Opinion: Sacred mountain or cash cow?

2022-08-20 00:28:33 By : Mr. Ysino office abc

A vintage coal-fired steam engine pushes a passenger car up the Cog Railway to the summit of Mount Washington in 2017. Robert F. Bukaty / AP file

Jamie Sayen of Stratford is author of  “You Had a Job for Life” (2018), an oral history of the Groveton paper mill. His grandmother, Natalie Bourne, would strenuously object to the unauthorized commercialization of the Bourne name.

On August 22nd in North Conway and the 23rd in Concord, the public can register opposition to the Cog Railway’s proposal to construct a $14 million luxury railway hotel just below the summit of Mt. Washington. Written comments can also be submitted by August 31.

The State of New Hampshire signed a memorandum of understanding with the Cog in May that legally binds it to support this environmentally destructive plan.

The Abenaki viewed New England’s highest mountain as a sacred place. Today, the summit is a paved-over, debris-littered, over-developed, congested mess.

Approximately 300,000 motorized visitors reach the summit annually via the Cog or the Auto Road. In summer, there are 5,000 daily visitors. The wastewater treatment plant is out of compliance with its permit.

The Cog proposes to build two 500-foot-long platforms at a memorial cairn erected where 20-year-old Lizzie Bourne perished in September 1855. “Lizzie’s Station” will consist of 18 Pullman-like cars. Half would provide sleeping quarters for 70 people. Five would serve meals and alcoholic beverages. The remaining cars would house bathrooms and high-end shopping. Lizzie’s Station will require the drilling of a new artesian well and the construction of a 16,000-foot-long wastewater pipeline to the Cog’s base station.

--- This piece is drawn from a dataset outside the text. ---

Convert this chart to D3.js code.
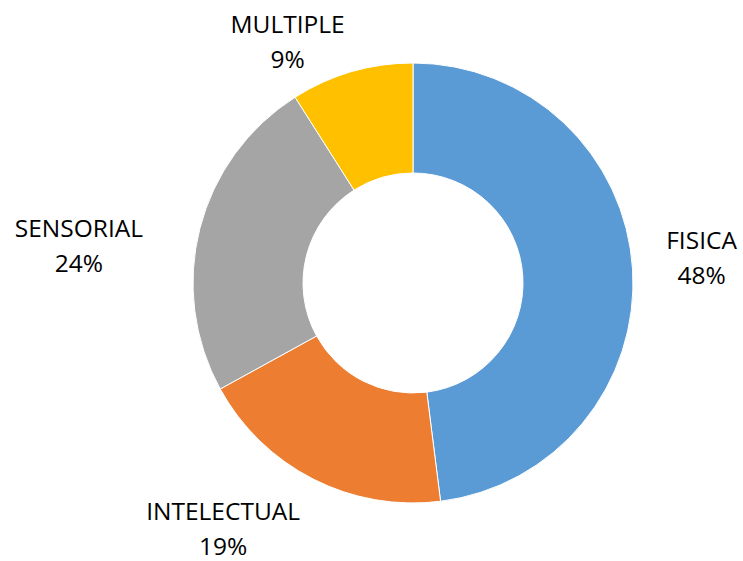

RSA 227-B:6 requires the state to protect the summit’s “unique flora and other natural resources.” The state is operating under a master plan written in 1970, before awareness of climate change. Directives from that master plan to identify and protect mountain flora and preserve summit environs remain unimplemented.

Mt. Washington is home to the largest and most significant tract of alpine tundra east of the Mississippi River. The state has conducted no monitoring of the impacts of congestion or climate change on fragile alpine flora and fauna. Due to climate change, the tree line in the Presidential Range has advanced uphill at a rate of about a foot a year over the past four decades. Alpine tundra area has diminished by about 4%, and could eventually be driven off Mt. Washington.

The March 4th announcement of the Lizzie Station Project caught the supervisor of the White Mountain National Forest, the major abutter of the Cog and State properties, by surprise. That day, Sarah Stewart, Commissioner of the Department of Natural and Cultural Resources, a participant in the secret negotiations with the Cog, expressed the hope that the Lizzie Station proposal would increase summit visitor numbers. (Vol. 3 ‘Timeline, Lizzie’s Station’)

The Lizzie proposal upended the Mount Washington Commission’s (MWC) work on a new master plan. Immediately, it sped up the process. On June 10, lacking a quorum, the MWC decided to release a draft plan for public comment.

Several commission members and public observers had demanded that the MWC establish a moratorium on new development and launch an independent, comprehensive environmental and climate assessment, before writing the new plan.

Elements of that assessment must include: the current status and potential threats to the alpine tundra, the threats posed by climate change, and a determination of the number of visitors the summit can handle without being degraded (its carrying capacity). On June 10, MWC Chairman, Senator Jeb Bradley, without any discussion, rejected these calls.

The July 5 draft master plan (MP) was written in ignorance of current ecological and climate conditions on Mount Washington and its summit. The draft MP does not mention the Lizzie Station proposal or call for a thorough assessment of its ecological and climate impacts. The draft is silent on requiring future environmental monitoring.

Two of the three public representative seats on the commission are currently vacant. No ecologists or climate scientists serve on the MWC. Several commission members, including the state and the Cog, have clear conflicts of interest.

The state relies on selling fast food and cheap souvenirs to fund park operations. The commission gave no serious consideration to limiting motorized visitors or hikers to reduce congestion, trampling, and carbon emissions.

The public is the true owner of both the state park at the summit and the surrounding White Mountain National Forest. 20,000 people signed a petition opposing further development of the summit region in the three weeks following the March announcement.

Here’s what you can do. Attend a public hearing or submit written comments. Tell the commission to reject the Lizzie Bourne Station development; conduct a thorough, independent, environmental and climate assessment of the summit region and all of Mt. Washington before starting the master plan; institute a complete moratorium on development until the completion of the environmental and climate assessment and master plan; and reject the entire July 5, 2022 draft master plan.